This month on RDM Snippets, let’s talk about storage and preservation. It may seem like these are the same thing, but while there is some overlap there are also important differences between the two.
Where you store your data can and should change throughout the project lifecycle. While you are preparing your project, data and documentation may be stored on your laptop, office computer, or a shared drive in the cloud if you are collaborating with others. As your project progresses through the data collection phases, you again may be using a laptop or other devices, storing data in the cloud, or uploading it to a server.

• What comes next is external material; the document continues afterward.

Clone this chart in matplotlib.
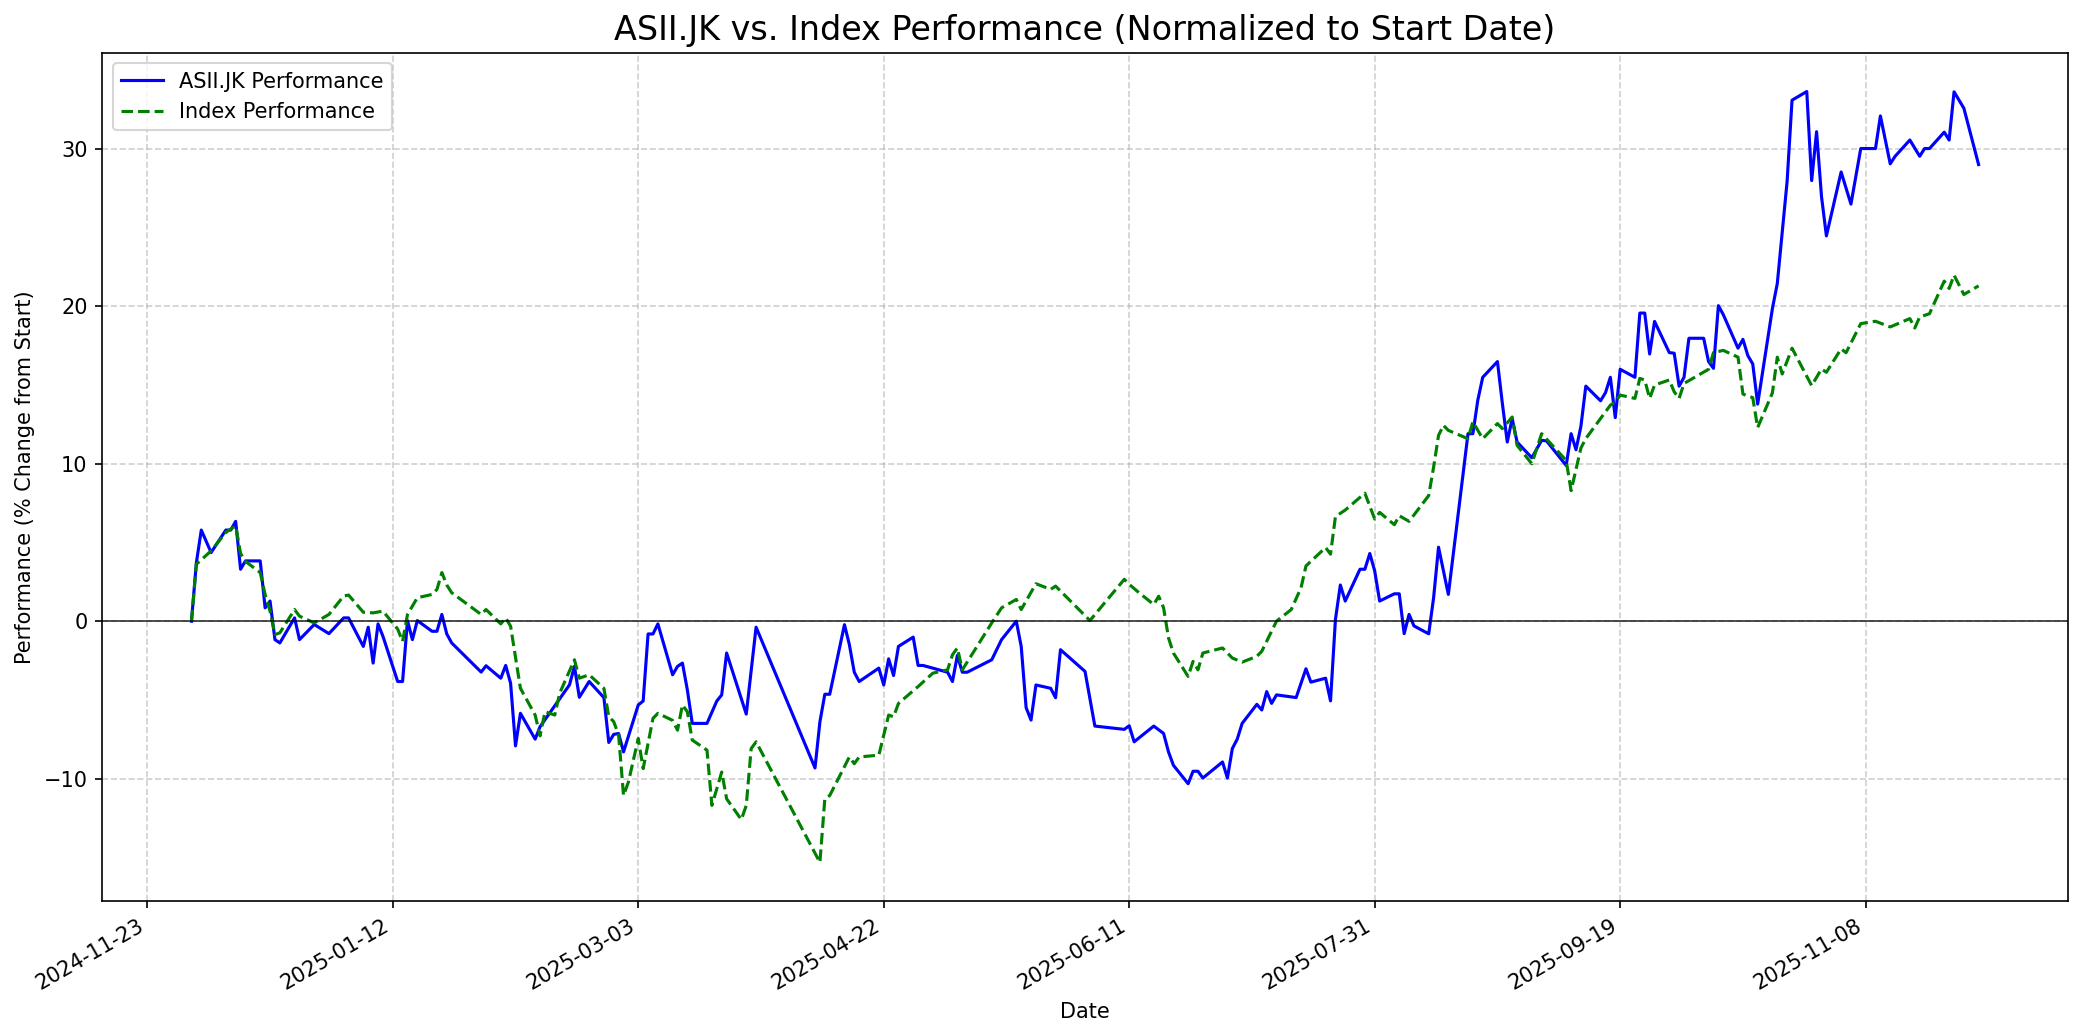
import matplotlib
matplotlib.use('Agg')
import matplotlib.pyplot as plt
import matplotlib.dates as mdates
import pandas as pd

# ASII.JK performance (% change from start)
asii_dates = [
    '2024-12-02', '2024-12-03', '2024-12-04', '2024-12-06', '2024-12-09', '2024-12-10', '2024-12-11',
    '2024-12-12', '2024-12-13', '2024-12-16', '2024-12-17', '2024-12-18', '2024-12-19', '2024-12-20',
    '2024-12-23', '2024-12-24', '2024-12-27', '2024-12-30', '2025-01-02', '2025-01-03', '2025-01-06',
    '2025-01-07', '2025-01-08', '2025-01-09', '2025-01-10', '2025-01-13', '2025-01-14', '2025-01-15',
    '2025-01-16', '2025-01-17', '2025-01-20', '2025-01-21', '2025-01-22', '2025-01-23', '2025-01-24',
    '2025-01-30', '2025-01-31', '2025-02-03', '2025-02-04', '2025-02-05', '2025-02-06', '2025-02-07',
    '2025-02-10', '2025-02-11', '2025-02-17', '2025-02-18', '2025-02-19', '2025-02-21', '2025-02-24',
    '2025-02-25', '2025-02-26', '2025-02-27', '2025-02-28', '2025-03-03', '2025-03-04', '2025-03-05',
    '2025-03-06', '2025-03-07', '2025-03-10', '2025-03-11', '2025-03-12', '2025-03-13', '2025-03-14',
    '2025-03-17', '2025-03-19', '2025-03-20', '2025-03-21', '2025-03-25', '2025-03-27', '2025-04-08',
    '2025-04-09', '2025-04-10', '2025-04-11', '2025-04-14', '2025-04-15', '2025-04-16', '2025-04-17',
    '2025-04-21', '2025-04-22', '2025-04-23', '2025-04-24', '2025-04-25', '2025-04-28', '2025-04-29',
    '2025-04-30', '2025-05-05', '2025-05-06', '2025-05-07', '2025-05-08', '2025-05-09', '2025-05-14',
    '2025-05-16', '2025-05-19', '2025-05-20', '2025-05-21', '2025-05-22', '2025-05-23', '2025-05-26',
    '2025-05-27', '2025-05-28', '2025-06-02', '2025-06-04', '2025-06-10', '2025-06-11', '2025-06-12',
    '2025-06-16', '2025-06-18', '2025-06-19', '2025-06-20', '2025-06-23', '2025-06-24', '2025-06-25',
    '2025-06-26', '2025-06-30', '2025-07-01', '2025-07-02', '2025-07-03', '2025-07-04', '2025-07-07',
    '2025-07-08', '2025-07-09', '2025-07-10', '2025-07-11', '2025-07-15', '2025-07-17', '2025-07-18',
    '2025-07-21', '2025-07-22', '2025-07-23', '2025-07-24', '2025-07-25', '2025-07-28', '2025-07-29',
    '2025-07-30', '2025-07-31', '2025-08-01', '2025-08-04', '2025-08-05', '2025-08-06', '2025-08-07',
    '2025-08-08', '2025-08-11', '2025-08-12', '2025-08-13', '2025-08-15', '2025-08-19', '2025-08-20',
    '2025-08-21', '2025-08-22', '2025-08-25', '2025-08-26', '2025-08-27', '2025-08-28', '2025-08-29',
    '2025-09-01', '2025-09-03', '2025-09-04', '2025-09-08', '2025-09-09', '2025-09-10', '2025-09-11',
    '2025-09-12', '2025-09-15', '2025-09-16', '2025-09-17', '2025-09-18', '2025-09-19', '2025-09-22',
    '2025-09-23', '2025-09-24', '2025-09-25', '2025-09-26', '2025-09-29', '2025-09-30', '2025-10-01',
    '2025-10-02', '2025-10-03', '2025-10-06', '2025-10-07', '2025-10-08', '2025-10-09', '2025-10-10',
    '2025-10-13', '2025-10-14', '2025-10-15', '2025-10-16', '2025-10-17', '2025-10-20', '2025-10-21',
    '2025-10-23', '2025-10-24', '2025-10-27', '2025-10-28', '2025-10-29', '2025-10-30', '2025-10-31',
    '2025-11-03', '2025-11-05', '2025-11-07', '2025-11-10', '2025-11-11', '2025-11-13', '2025-11-14',
    '2025-11-17', '2025-11-19', '2025-11-20', '2025-11-21', '2025-11-24', '2025-11-25', '2025-11-26',
    '2025-11-28', '2025-12-01',
]
asii_perf = [
    0.0, 3.72, 5.79, 4.36, 5.79, 5.79, 6.34,
    3.30, 3.83, 3.83, 0.85, 1.28, -1.17, -1.38,
    0.21, -1.17, -0.21, -0.79, 0.21, 0.21, -1.60,
    -0.38, -2.66, -0.17, -0.96, -3.83, -3.83, 0.04,
    -1.17, 0.04, -0.64, -0.64, 0.43, -0.81, -1.38,
    -3.23, -2.83, -3.62, -2.81, -3.94, -7.92, -5.85,
    -7.49, -6.70, -4.04, -2.87, -4.83, -3.83, -4.85,
    -7.70, -7.19, -7.13, -8.30, -5.32, -5.07, -0.81,
    -0.81, -0.17, -3.40, -2.87, -2.66, -4.36, -6.49,
    -6.49, -5.07, -4.68, -2.02, -5.90, -0.38, -9.32,
    -6.39, -4.64, -4.64, -0.22, -1.49, -3.24, -3.83,
    -2.98, -4.05, -2.39, -3.45, -1.60, -1.01, -2.81,
    -2.81, -3.24, -3.83, -2.17, -3.24, -3.24, -2.45,
    -1.17, 0.0, -1.60, -5.49, -6.28, -4.05, -4.26,
    -4.86, -1.81, -3.19, -6.66, -6.87, -6.64, -7.66,
    -6.66, -7.13, -8.30, -9.15, -10.32, -9.53, -9.53,
    -9.96, -8.94, -9.96, -8.09, -7.49, -6.49, -5.28,
    -5.64, -4.47, -5.22, -4.68, -4.85, -3.02, -3.87,
    -3.62, -5.06, 0.11, 2.30, 1.28, 3.30, 3.30,
    4.30, 3.19, 1.28, 1.74, 1.74, -0.79, 0.43,
    -0.30, -0.80, 1.50, 4.70, 1.70, 11.91, 11.91,
    14.04, 15.49, 16.49, 13.83, 11.38, 12.87, 11.38,
    10.38, 11.49, 11.45, 9.89, 11.91, 10.89, 12.38,
    14.93, 14.00, 14.51, 15.49, 12.93, 16.00, 15.49,
    19.57, 19.57, 16.97, 19.04, 17.06, 17.02, 14.93,
    15.49, 17.97, 17.97, 16.49, 16.06, 20.04, 19.47,
    17.34, 17.90, 16.87, 16.34, 13.79, 19.85, 21.45,
    27.94, 33.09, 33.64, 27.98, 31.09, 26.98, 24.47,
    28.53, 26.49, 30.02, 30.02, 32.09, 29.05, 29.53,
    30.56, 29.53, 30.02, 30.02, 31.06, 30.56, 33.62,
    32.58, 29.00,
]

# Index performance (% change from start)
index_dates = [
    '2024-12-02', '2024-12-03', '2024-12-04', '2024-12-06', '2024-12-09', '2024-12-11', '2024-12-12',
    '2024-12-13', '2024-12-16', '2024-12-17', '2024-12-18', '2024-12-19', '2024-12-20', '2024-12-23',
    '2024-12-24', '2024-12-27', '2024-12-30', '2025-01-02', '2025-01-03', '2025-01-06', '2025-01-08',
    '2025-01-10', '2025-01-13', '2025-01-14', '2025-01-15', '2025-01-17', '2025-01-20', '2025-01-21',
    '2025-01-22', '2025-01-23', '2025-01-24', '2025-01-30', '2025-01-31', '2025-02-03', '2025-02-04',
    '2025-02-05', '2025-02-07', '2025-02-10', '2025-02-11', '2025-02-12', '2025-02-14', '2025-02-15',
    '2025-02-18', '2025-02-19', '2025-02-21', '2025-02-24', '2025-02-25', '2025-02-26', '2025-02-27',
    '2025-02-28', '2025-03-01', '2025-03-03', '2025-03-04', '2025-03-06', '2025-03-07', '2025-03-10',
    '2025-03-11', '2025-03-12', '2025-03-13', '2025-03-14', '2025-03-17', '2025-03-18', '2025-03-20',
    '2025-03-21', '2025-03-24', '2025-03-25', '2025-03-26', '2025-03-27', '2025-04-09', '2025-04-10',
    '2025-04-11', '2025-04-15', '2025-04-16', '2025-04-17', '2025-04-21', '2025-04-23', '2025-04-24',
    '2025-04-25', '2025-04-29', '2025-05-02', '2025-05-05', '2025-05-06', '2025-05-07', '2025-05-08',
    '2025-05-14', '2025-05-16', '2025-05-19', '2025-05-20', '2025-05-23', '2025-05-26', '2025-05-27',
    '2025-06-03', '2025-06-06', '2025-06-10', '2025-06-11', '2025-06-13', '2025-06-16', '2025-06-17',
    '2025-06-18', '2025-06-19', '2025-06-20', '2025-06-23', '2025-06-24', '2025-06-25', '2025-06-26',
    '2025-06-30', '2025-07-02', '2025-07-04', '2025-07-07', '2025-07-08', '2025-07-11', '2025-07-14',
    '2025-07-16', '2025-07-17', '2025-07-21', '2025-07-22', '2025-07-23', '2025-07-25', '2025-07-29',
    '2025-07-31', '2025-08-01', '2025-08-04', '2025-08-05', '2025-08-07', '2025-08-11', '2025-08-12',
    '2025-08-13', '2025-08-14', '2025-08-15', '2025-08-19', '2025-08-20', '2025-08-22', '2025-08-25',
    '2025-08-26', '2025-08-28', '2025-08-29', '2025-09-01', '2025-09-03', '2025-09-08', '2025-09-09',
    '2025-09-11', '2025-09-12', '2025-09-17', '2025-09-18', '2025-09-19', '2025-09-22', '2025-09-23',
    '2025-09-24', '2025-09-25', '2025-09-26', '2025-09-29', '2025-09-30', '2025-10-01', '2025-10-02',
    '2025-10-07', '2025-10-08', '2025-10-10', '2025-10-13', '2025-10-14', '2025-10-15', '2025-10-16',
    '2025-10-17', '2025-10-20', '2025-10-21', '2025-10-22', '2025-10-24', '2025-10-28', '2025-10-30',
    '2025-10-31', '2025-11-03', '2025-11-04', '2025-11-07', '2025-11-10', '2025-11-13', '2025-11-17',
    '2025-11-18', '2025-11-19', '2025-11-21', '2025-11-24', '2025-11-25', '2025-11-26', '2025-11-28',
    '2025-12-01',
]
index_perf = [
    0.0, 3.62, 3.90, 4.47, 5.64, 6.06, 4.30,
    3.80, 3.09, 1.70, 0.64, -0.85, -0.74, 0.74,
    0.32, -0.11, 0.43, 1.60, 1.66, 0.57, 0.53,
    0.64, -0.50, -1.28, 0.43, 1.49, 1.70, 2.02,
    3.09, 2.30, 1.81, 0.43, 0.74, -0.17, 0.21,
    -0.32, -4.26, -5.96, -7.28, -5.75, -5.96, -4.57,
    -2.45, -3.62, -3.40, -4.26, -6.06, -6.38, -7.23,
    -11.07, -10.21, -7.45, -9.36, -6.17, -5.85, -6.30,
    -6.92, -5.32, -5.75, -7.55, -8.19, -11.70, -9.58,
    -11.28, -12.60, -11.70, -8.09, -7.66, -15.32, -11.28,
    -11.07, -8.62, -9.05, -8.62, -8.51, -5.96, -6.07,
    -5.22, -4.15, -3.30, -3.09, -2.13, -1.70, -3.09,
    -0.11, 0.85, 1.38, 0.74, 2.38, 2.02, 2.23,
    0.04, 1.17, 2.66, 2.34, 1.81, 1.06, 1.59,
    0.85, -1.06, -2.02, -3.51, -2.55, -3.09, -2.02,
    -1.70, -2.34, -2.60, -2.23, -1.91, 0.0, 0.74,
    2.13, 3.51, 4.68, 4.26, 6.64, 7.06, 8.13,
    6.49, 6.91, 6.13, 6.70, 6.34, 7.98, 9.79,
    11.80, 12.44, 12.12, 11.59, 12.66, 11.59, 12.55,
    12.23, 12.97, 11.17, 10.00, 11.91, 10.21, 8.29,
    11.00, 11.60, 13.72, 13.93, 14.36, 14.15, 15.42,
    15.32, 14.15, 15.00, 15.32, 14.57, 14.15, 15.10,
    16.00, 17.06, 17.20, 16.77, 14.43, 14.30, 14.20,
    12.30, 14.50, 16.77, 15.70, 17.34, 14.96, 16.02,
    15.81, 17.30, 17.05, 18.90, 19.05, 18.69, 19.22,
    18.62, 19.32, 19.53, 21.60, 21.13, 21.98, 20.75,
    21.30,
]

tick_dates = ['2024-11-23', '2025-01-12', '2025-03-03', '2025-04-22', '2025-06-11',
              '2025-07-31', '2025-09-19', '2025-11-08']

asii_x = pd.to_datetime(asii_dates)
index_x = pd.to_datetime(index_dates)

fig, ax = plt.subplots(figsize=(2084 / 150, 1035 / 150), dpi=150)
fig.subplots_adjust(left=0.049, right=0.9923, top=0.9488, bottom=0.1295)

ax.plot(asii_x, asii_perf, color='blue', linewidth=1.5, label='ASII.JK Performance')
ax.plot(index_x, index_perf, color='green', linestyle='--', linewidth=1.5, label='Index Performance')
ax.axhline(0, color='black', linewidth=0.8, alpha=0.8)

ax.set_title('ASII.JK vs. Index Performance (Normalized to Start Date)', fontsize=16)
ax.set_xlabel('Date')
ax.set_ylabel('Performance (% Change from Start)')
ax.grid(True, linestyle='--', alpha=0.6)
ax.legend(loc='upper left')

ax.set_xticks(pd.to_datetime(tick_dates))
ax.xaxis.set_major_formatter(mdates.DateFormatter('%Y-%m-%d'))
plt.setp(ax.get_xticklabels(), rotation=30, ha='right')

plt.savefig('out.png', dpi=150)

Data analysis may be conducted off a hard drive or uploaded to a high performance computer for processing. Data may also be analyzed by a researcher hand-coding results or writing code to process the observations. Again here, researchers may also be working in the cloud to collaborate on analysis.
At the end of the project, data and associated files including a README and/or data dictionary should be packaged together and stored on a hard drive or other backup location. Put data in open formats, as we discussed last month, using the most open file format for your data type.
Since data may be moving between locations during the lifetime of a project, take care to make sure that everyone involved knows where the data will be at what point.
It’s also crucial to check funder and institutional requirements for data storage, or for privacy and encryption requirements. Human subjects data or biomedical research data that falls under HIPAA regulations have encryption requirements while data is being stored and transmitted.
Having multiple copies of your data as backups is also essential for good data management. A good rule of thumb is the 3-2-1 rule. As explained well by the Penn Libraries Data Management Libguide:
|A common best practice for backing up and storing your data is the 3-2-1 Rule which says you should keep:
3 copies of your data on
2 types of storage media and
1 copy should be offsite
Having 1 copy offsite protects your data from local risks like theft, lab fires, flooding, or natural disasters.
Using 2 storage media improves the likelihood that at least one version will be readable in the future should one media type become obsolete or degrade unexpectedly.
Having 3 copies helps ensure that your data will exist somewhere without being overly redundant.
Storage does not equal preservation. Just because data is stored somewhere, this does not mean that storage is safe for the long-term. One of the most common ways to preserve data is to put it in a repository. This will be the topic of next month’s RDM Snippets post.